EXERCISE PROMPT:
Repeat the listing word for word. No pictures belong in the copy.

MATERIAL:
++++++++++

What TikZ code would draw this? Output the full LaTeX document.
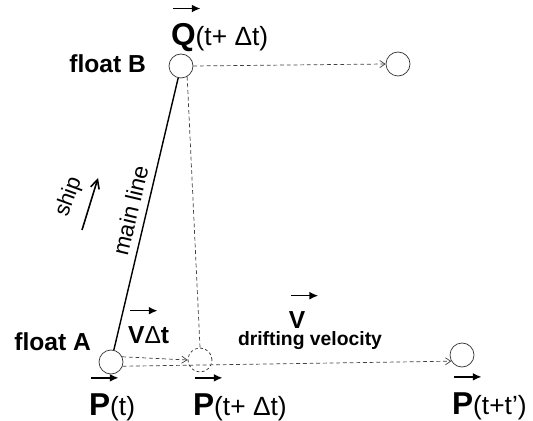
\documentclass[tikz,border=0pt]{standalone}
\usepackage{fontspec}
\setmainfont{Liberation Sans}
\usetikzlibrary{arrows.meta}
\newsavebox{\arrbox}
\newlength{\arrlen}
\newcommand{\arrvec}[1]{\sbox{\arrbox}{\bfseries #1}\setlength{\arrlen}{\ht\arrbox}\addtolength{\arrlen}{6.5pt}%
	\rlap{\hspace{0.8pt}\raisebox{\arrlen}{\tikz\draw[line width=0.9pt,-{Latex[length=5pt,width=4.5pt]}] (0,0)--(15.5pt,0);}}\usebox{\arrbox}}
\newcommand{\fsz}[1]{\fontsize{#1}{#1}\selectfont}

\begin{document}
\begin{tikzpicture}[every node/.style={inner sep=1pt},
	buoy/.style={circle, draw=black!80, thin, minimum size=0.48cm, inner sep=0pt},
	ghost/.style={buoy, dash pattern=on 1.6pt off 1.4pt},
	drift/.style={draw=black!75, thin, dash pattern=on 2.2pt off 1.6pt, -{Straight Barb[length=3pt,width=4pt]}},
	tag/.style={font=\bfseries\fsz{14}}]
	\useasboundingbox (0,0) rectangle (10.66,8.4);
	\node[buoy] (fA) at (2.22,1.16) {};
	\node[buoy] (fB) at (3.62,7.08) {};
	\node[ghost] (pD) at (4.0,1.2) {};
	\node[buoy] (qT) at (7.96,7.12) {};
	\node[buoy] (pT) at (9.24,1.3) {};
	\node[tag, anchor=base east] (lB) at (2.96,6.94) {float B};
	\node[tag, anchor=base east] (lA) at (1.86,1.40) {float A};
	\node[anchor=base west, font=\fsz{15}] (lQ) at (3.38,7.48) {{\fsz{18}\arrvec{Q}}(t+ Δt)};
	\node[anchor=base west, font=\fsz{15}] (lP1) at (1.74,0.10) {{\fsz{18}\arrvec{P}}(t)};
	\node[anchor=base west, font=\fsz{15}] (lP2) at (3.82,0.10) {{\fsz{18}\arrvec{P}}(t+ Δt)};
	\node[anchor=base west, font=\fsz{15}] (lP3) at (9.0,0.12) {{\fsz{18}\arrvec{P}}(t+t')};
	\node[tag, anchor=base west] (lVd) at (2.52,1.54) {\arrvec{V}{\mdseries Δ}t};
	\node[tag, anchor=base] (lV) at (5.94,1.84) {\arrvec{V}};
	\node[anchor=base, font=\bfseries\fsz{11}] (lv) at (6.20,1.50) {drifting velocity};
	\node[rotate=70, font=\fsz{12.5}] (ship) at (1.38,4.46) {ship};
	\coordinate (s0) at (1.64,3.80);
	\coordinate (s1) at (1.96,4.84);
	\draw[line width=0.9pt, -{Straight Barb[length=5pt,width=5pt]}] (s0)--(s1);
	\draw[line width=0.8pt] (fA)-- node[sloped, above=3pt, font=\fsz{13}] {main line} (fB);
	\draw[drift] (fB.east)--(qT.west);
	\draw[drift] (fA.25)--(pD.west);
	\draw[drift] (fA.-20)--(pT.210);
	\draw[drift, -] (fB.-60)--(pD.north);
\end{tikzpicture}
\end{document}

++++++++++

EXERCISE SOLUTION:
What TikZ code would draw this? Output the full LaTeX document.
\documentclass[tikz,border=0pt]{standalone}
\usepackage{fontspec}
\setmainfont{Liberation Sans}
\usetikzlibrary{arrows.meta}
\newsavebox{\arrbox}
\newlength{\arrlen}
\newcommand{\arrvec}[1]{\sbox{\arrbox}{\bfseries #1}\setlength{\arrlen}{\ht\arrbox}\addtolength{\arrlen}{6.5pt}%
	\rlap{\hspace{0.8pt}\raisebox{\arrlen}{\tikz\draw[line width=0.9pt,-{Latex[length=5pt,width=4.5pt]}] (0,0)--(15.5pt,0);}}\usebox{\arrbox}}
\newcommand{\fsz}[1]{\fontsize{#1}{#1}\selectfont}

\begin{document}
\begin{tikzpicture}[every node/.style={inner sep=1pt},
	buoy/.style={circle, draw=black!80, thin, minimum size=0.48cm, inner sep=0pt},
	ghost/.style={buoy, dash pattern=on 1.6pt off 1.4pt},
	drift/.style={draw=black!75, thin, dash pattern=on 2.2pt off 1.6pt, -{Straight Barb[length=3pt,width=4pt]}},
	tag/.style={font=\bfseries\fsz{14}}]
	\useasboundingbox (0,0) rectangle (10.66,8.4);
	\node[buoy] (fA) at (2.22,1.16) {};
	\node[buoy] (fB) at (3.62,7.08) {};
	\node[ghost] (pD) at (4.0,1.2) {};
	\node[buoy] (qT) at (7.96,7.12) {};
	\node[buoy] (pT) at (9.24,1.3) {};
	\node[tag, anchor=base east] (lB) at (2.96,6.94) {float B};
	\node[tag, anchor=base east] (lA) at (1.86,1.40) {float A};
	\node[anchor=base west, font=\fsz{15}] (lQ) at (3.38,7.48) {{\fsz{18}\arrvec{Q}}(t+ Δt)};
	\node[anchor=base west, font=\fsz{15}] (lP1) at (1.74,0.10) {{\fsz{18}\arrvec{P}}(t)};
	\node[anchor=base west, font=\fsz{15}] (lP2) at (3.82,0.10) {{\fsz{18}\arrvec{P}}(t+ Δt)};
	\node[anchor=base west, font=\fsz{15}] (lP3) at (9.0,0.12) {{\fsz{18}\arrvec{P}}(t+t')};
	\node[tag, anchor=base west] (lVd) at (2.52,1.54) {\arrvec{V}{\mdseries Δ}t};
	\node[tag, anchor=base] (lV) at (5.94,1.84) {\arrvec{V}};
	\node[anchor=base, font=\bfseries\fsz{11}] (lv) at (6.20,1.50) {drifting velocity};
	\node[rotate=70, font=\fsz{12.5}] (ship) at (1.38,4.46) {ship};
	\coordinate (s0) at (1.64,3.80);
	\coordinate (s1) at (1.96,4.84);
	\draw[line width=0.9pt, -{Straight Barb[length=5pt,width=5pt]}] (s0)--(s1);
	\draw[line width=0.8pt] (fA)-- node[sloped, above=3pt, font=\fsz{13}] {main line} (fB);
	\draw[drift] (fB.east)--(qT.west);
	\draw[drift] (fA.25)--(pD.west);
	\draw[drift] (fA.-20)--(pT.210);
	\draw[drift, -] (fB.-60)--(pD.north);
\end{tikzpicture}
\end{document}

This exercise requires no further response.